Long-Term Care
Nursing home and Home and Community Based Services (HCBS) are available only when there is a medical need for nursing-home level care. HCBS may be available to help a recipient stay in his/her home, but only when the cost to the program is less than the cost of a nursing home. Twenty-four hour care is not available in the home, since it would cost more than nursing home care. Because of the cost of long-term care, the income limit for eligibility is three times the SSI payment level (approximately $1,737), but see the Estate Planning section below for exceptions. There was a recent change to require proof of disability for long-term care.
Program of All-Inclusive Care for the Elderly (PACE)
Another option available to frail elders is known as the Program of All-Inclusive Care for the Elderly or PACE. This program provides comprehensive health care and supportive services for persons 65 years and older. In Colorado, the PACE contract is currently managed by Total Long-term Care (TLC) and is only available in the Denver metropolitan area and Colorado Springs. For more information, contact Total Long-term Care at (303) 869-4664, or inquire about this program through your local County Department of Social Services.
Estate Planning
Even with the higher income cap, many people who have income too high to qualify for Medicaid long-term care are still unable to pay for nursing home care, since nursing homes charge more than $1,737 per month. In those cases a trust, sometimes known as a “Miller trust,” may set aside enough income to make an individual eligible. Other forms of estate planning may preserve some assets. However, transfers to create eligibility can result in severe penalties, particularly if made within three years before applying for Medicaid, or five years if the transfer involves a trust. Because of the possible penalties, any financial planning should be done by an attorney with Medicaid expertise.
Spousal Protection
The “Spousal Protection rule” allows a spouse who remains at home to avoid poverty by keeping between $1,561.25 and $2,377.50 of the couple’s monthly income, while the institutionalized spouse receives Medicaid.
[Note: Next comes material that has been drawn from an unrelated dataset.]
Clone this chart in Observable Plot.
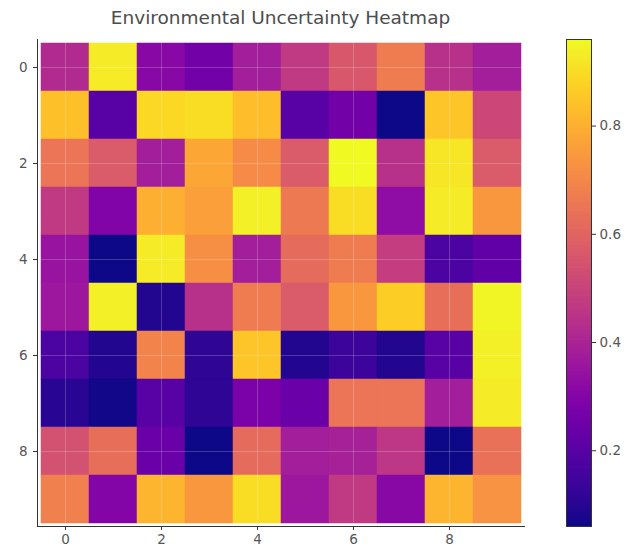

The community spouse generally may also keep his/her IRA’s, pensions, other exempt property as described above under general Medicaid eligibility rules, and up to $92,760 in non-exempt resources. The spousal protection rules are indexed to the Consumer Price Index and change yearly.
Estate Recovery
Under a program known as the “Colorado Estate Recovery Program,” the state can recover Medicaid expenditures from the recipient’s estate after he/she dies. The estate recovery program applies to persons who were 55 years of age or older when they received such assistance, as well as to all institutionalized individuals. The program permits the state to file a claim against an individual Medicaid recipient’s estate, including a lien on the home. After the person dies, the state can enforce the lien and recover the expenses paid by Medicaid from the proceeds of the sale of the property. No action is taken against the property while the Medicaid recipient is still living.
The home may be protected from recovery if a surviving spouse or dependent child is still living there. There are other exceptions to recovery. It is important to consult with an attorney knowledgeable about Medicaid eligibility concerning these provisions, since they are complex and subject to change.